Based on the XA specification, 2PC coordinates a global transaction ID across resource managers. The prepare phase blocks until all participants acknowledge, which can lead to long lock times and poor performance under high concurrency. The article notes that 2PC sacrifices availability for strong consistency.

Saga

Saga addresses long‑running processes by breaking a transaction into a series of compensating steps. The author walks through a scenario where Service A commits, Service B fails, and a compensating action rolls back Service A’s changes, achieving eventual consistency while keeping the system highly available.

Transactional Compensating Control (TCC)

TCC requires each business operation to expose Try, Confirm, and Cancel interfaces. The article provides a detailed TCC implementation for a 100‑yuan transfer from Account A to Account B, complete with a code block that lists the exact steps for each service.

[Transfer Service]
Try:
    - Verify A’s account status and balance
    - Deduct 100 yuan, set status to "transferring"
    - Record the intent in a log/message
Confirm:
    - No action needed
Cancel:
    - Refund 100 yuan to A
    - Release reserved resources

[Receive Service]
Try:
    - Verify B’s account status
Confirm:
    - Credit 100 yuan to B
    - Release reserved resources
Cancel:
    - No action needed

The author points out that TCC is highly invasive and difficult to adopt.

Local Message Table (Asynchronous Assurance)
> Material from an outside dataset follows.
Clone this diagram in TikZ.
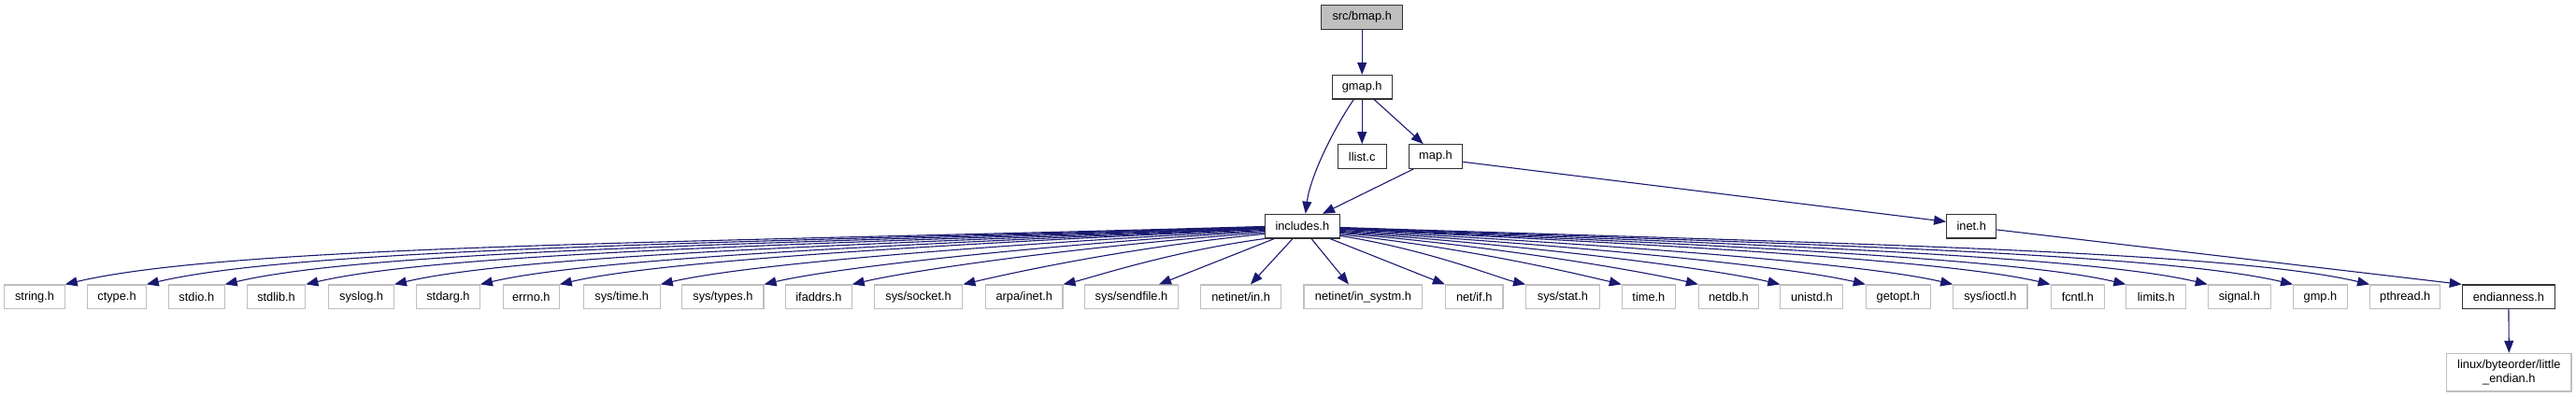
\documentclass[tikz,border=0pt]{standalone}
\usepackage{fontspec}
\setmainfont{Liberation Sans}
\usetikzlibrary{arrows.meta,calc}
\definecolor{edgec}{HTML}{191970}
\definecolor{leafc}{HTML}{BFBFBF}
\definecolor{boxc}{HTML}{333333}
\tikzset{
  nbox/.style={draw=boxc, line width=1.1pt, fill=white, inner sep=0pt,
    minimum height=25.7pt, font=\fontsize{12.8}{15}\selectfont, text=black},
  lbox/.style={nbox, draw=leafc},
  sbox/.style={nbox, fill=leafc},
  dep/.style={draw=edgec, line width=1.1pt, -{Triangle[length=13pt,width=10pt]}},
}
\newcommand\ledge[2]{\draw[dep] let \p1=(#1), \p2=(#2), \n1={\x1-\x2} in
  (\p1) .. controls ({\x1-0.47*\n1},{\y1-0.28*(\y1-\y2)}) and ({\x2+0.14*\n1},{\y2+0.033*\n1}) .. (\p2);}
\newcommand\redge[2]{\draw[dep] let \p1=(#1), \p2=(#2), \n1={\x2-\x1} in
  (\p1) .. controls ({\x1+0.47*\n1},{\y1-0.28*(\y1-\y2)}) and ({\x2-0.14*\n1},{\y2+0.033*\n1}) .. (\p2);}
\begin{document}
\begin{tikzpicture}[x=1pt,y=-1pt]
\useasboundingbox (0,0) rectangle (2756,425);
% upper nodes
\node[sbox, minimum width=87pt] (bmap) at (1457.2,18.5) {src/bmap.h};
\node[nbox, minimum width=64.3pt] (gmap) at (1457.2,93.2) {gmap.h};
\node[nbox, minimum width=52.3pt] (llist) at (1457.2,167.5) {llist.c};
\node[nbox, minimum width=57.4pt] (map) at (1536,167.5) {map.h};
\node[nbox, minimum width=80pt] (inc) at (1393.3,242.15) {includes.h};
\node[nbox, minimum width=53.1pt] (inet) at (2109.2,242.15) {inet.h};
% leaves
\node[lbox, minimum width=64.3pt] (string) at (37.05,317.8) {string.h};
\node[lbox, minimum width=62.5pt] (ctype) at (125,317.8) {ctype.h};
\node[lbox, minimum width=59.8pt] (stdio) at (210.3,317.8) {stdio.h};
\node[lbox, minimum width=62.5pt] (stdlib) at (295.55,317.8) {stdlib.h};
\node[lbox, minimum width=69.6pt] (syslog) at (386.6,317.8) {syslog.h};
\node[lbox, minimum width=67.9pt] (stdarg) at (479.45,317.8) {stdarg.h};
\node[lbox, minimum width=59.8pt] (errno) at (568.3,317.8) {errno.h};
\node[lbox, minimum width=82.1pt] (systime) at (665.2,317.8) {sys/time.h};
\node[lbox, minimum width=87.1pt] (systypes) at (773.45,317.8) {sys/types.h};
\node[lbox, minimum width=70.6pt] (ifaddrs) at (875.9,317.8) {ifaddrs.h};
\node[lbox, minimum width=94.6pt] (syssocket) at (982.6,317.8) {sys/socket.h};
\node[lbox, minimum width=82.5pt] (arpa) at (1095.75,317.8) {arpa/inet.h};
\node[lbox, minimum width=100.4pt] (sendfile) at (1210.5,317.8) {sys/sendfile.h};
\node[lbox, minimum width=85.7pt] (netin) at (1327.65,317.8) {netinet/in.h};
\node[lbox, minimum width=126.9pt] (insystm) at (1458.45,317.8) {netinet/in\_systm.h};
\node[lbox, minimum width=61.6pt] (netif) at (1577.2,317.8) {net/if.h};
\node[lbox, minimum width=78.6pt] (sysstat) at (1671.9,317.8) {sys/stat.h};
\node[lbox, minimum width=57.1pt] (time) at (1763.85,317.8) {time.h};
\node[lbox, minimum width=63.9pt] (netdb) at (1849.35,317.8) {netdb.h};
\node[lbox, minimum width=67pt] (unistd) at (1938.4,317.8) {unistd.h};
\node[lbox, minimum width=68.8pt] (getopt) at (2030.8,317.8) {getopt.h};
\node[lbox, minimum width=79.3pt] (sysioctl) at (2129.35,317.8) {sys/ioctl.h};
\node[lbox, minimum width=57.4pt] (fcntl) at (2222.8,317.8) {fcntl.h};
\node[lbox, minimum width=63.6pt] (limits) at (2306.7,317.8) {limits.h};
\node[lbox, minimum width=67pt] (signal) at (2395.8,317.8) {signal.h};
\node[lbox, minimum width=57.7pt] (gmp) at (2482.45,317.8) {gmp.h};
\node[lbox, minimum width=75.3pt] (pthread) at (2573.25,317.8) {pthread.h};
\node[nbox, minimum width=99.2pt] (endian) at (2683.9,317.8) {endianness.h};
\node[lbox, minimum width=133.4pt, minimum height=40.7pt, align=center] (linux) at (2684.3,398.65) {linux/byteorder/little\\\_endian.h};
% upper edges
\draw[dep] (bmap.south) -- (gmap.north);
\draw[dep] (gmap.south) -- (llist.north);
\draw[dep] ($(gmap.south)+(13,0)$) -- ($(map.north)+(-13.3,0)$);
\draw[dep] ($(gmap.south)+(-9,0)$) .. controls +(-23,34) and +(5,-39.3) .. ($(inc.north)+(3.4,0)$);
\draw[dep] ($(map.south)+(-23.7,0)$) -- ($(inc.north)+(21.7,0)$);
\draw[dep] ($(map.east)+(0,5.8)$) -- ($(inet.west)+(0,-4.85)$);
\draw[dep] ($(inet.east)+(0,3.8)$) -- (endian.north west);
\draw[dep] (endian.south) -- (linux.north);
% includes.h straight edges
\draw[dep] ($(inc.south)+(-30,0)$) -- ($(sendfile.north)+(29.5,0)$);
\draw[dep] ($(inc.south)+(-10.3,0)$) -- ($(netin.north)+(10.3,0)$);
\draw[dep] ($(inc.south)+(9.7,0)$) -- ($(insystm.north)+(-15.5,0)$);
\draw[dep] ($(inc.south)+(29.7,0)$) -- (netif.north west);
% includes.h left edges
\ledge{$(inc.north west)+(0,13.7)$}{string.north east}
\ledge{$(inc.north west)+(0,14.2)$}{ctype.north east}
\ledge{$(inc.north west)+(0,14.7)$}{stdio.north east}
\ledge{$(inc.north west)+(0,15.2)$}{stdlib.north east}
\ledge{$(inc.north west)+(0,15.7)$}{syslog.north east}
\ledge{$(inc.north west)+(0,16.2)$}{stdarg.north east}
\ledge{$(inc.north west)+(0,16.7)$}{errno.north east}
\ledge{$(inc.north west)+(0,17.7)$}{systime.north east}
\ledge{$(inc.north west)+(0,18.7)$}{systypes.north east}
\ledge{$(inc.north west)+(0,20.2)$}{ifaddrs.north east}
\ledge{$(inc.north west)+(0,21.7)$}{syssocket.north east}
\ledge{inc.south west}{arpa.north east}
% includes.h right edges
\redge{$(inc.north east)+(0,23.7)$}{sysstat.north west}
\redge{$(inc.north east)+(0,22.2)$}{time.north west}
\redge{$(inc.north east)+(0,20.7)$}{netdb.north west}
\redge{$(inc.north east)+(0,19.7)$}{unistd.north west}
\redge{$(inc.north east)+(0,18.7)$}{getopt.north west}
\redge{$(inc.north east)+(0,17.7)$}{sysioctl.north west}
\redge{$(inc.north east)+(0,16.7)$}{fcntl.north west}
\redge{$(inc.north east)+(0,16.2)$}{limits.north west}
\redge{$(inc.north east)+(0,15.7)$}{signal.north west}
\redge{$(inc.north east)+(0,15.2)$}{gmp.north west}
\redge{$(inc.north east)+(0,14.7)$}{pthread.north west}
\end{tikzpicture}
\end{document}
Originating from eBay, this pattern stores outgoing messages in a local table within the same transaction as the business data. A separate consumer reads the table and retries failed deliveries. The article includes a diagram (second image) and describes the producer‑consumer workflow, emphasizing its simplicity and high performance.

Transactional Messages

Transactional messages combine the two‑phase commit idea with a message queue. The flow (third image) shows a prepare message, local transaction execution, and a final commit or rollback based on the local outcome. The author notes that only RocketMQ supports true transactional messages; RabbitMQ and Kafka do not.

Best‑Effort Notification

This lightweight approach repeatedly sends a notification until it succeeds or a retry limit is reached, then allows the passive side to query for missing events. It is suitable for low‑sensitivity consistency requirements and cross‑enterprise integrations.

Solution Comparison

The original table is summarized in prose: 2PC offers strong consistency but medium complexity and low performance; TCC provides weak consistency with high complexity and high maintenance cost; local‑message tables and transactional messages give weak consistency but high performance and low maintenance; best‑effort notification also yields weak consistency with low complexity.

Real‑World Implementations

Alipay Distributed Transaction Service (DTS)

DTS splits the system into xts‑client (a JAR embedded in the application) and xts‑server (a standalone service). It defines a transaction ID (TX_ID) and state (STATE) in an Activity record, and each participant registers Prepare, Commit, and Rollback interfaces, effectively implementing a TCC‑style workflow.

eBay Local Message Table

eBay’s pattern stores messages in a relational table alongside business data, then uses either a high‑throughput MQ or periodic polling to deliver them. The article cites similar adoptions by Qunar and Mogujie.

Third‑Party Payment Callbacks

Payment platforms like Alipay and WeChat use best‑effort notification: they keep retrying the callback until it succeeds or the retry count expires.

Recommended Approach for Our Scenario

The author eliminates 2PC/3PC because they require XA‑compatible resources and lock transaction resources, hurting performance. TCC is also rejected due to its high code‑level intrusion. The remaining viable path is to adopt a transactional message strategy, which encapsulates the local transaction within a message‑driven workflow, achieving the desired eventual consistency while keeping complexity low.

In summary, by analyzing the trade‑offs of each technique, the article concludes that a message‑centric design—either a local‑message table with reliable retry or a true transactional message (if the MQ supports it)—best fits the payment‑recharge use case.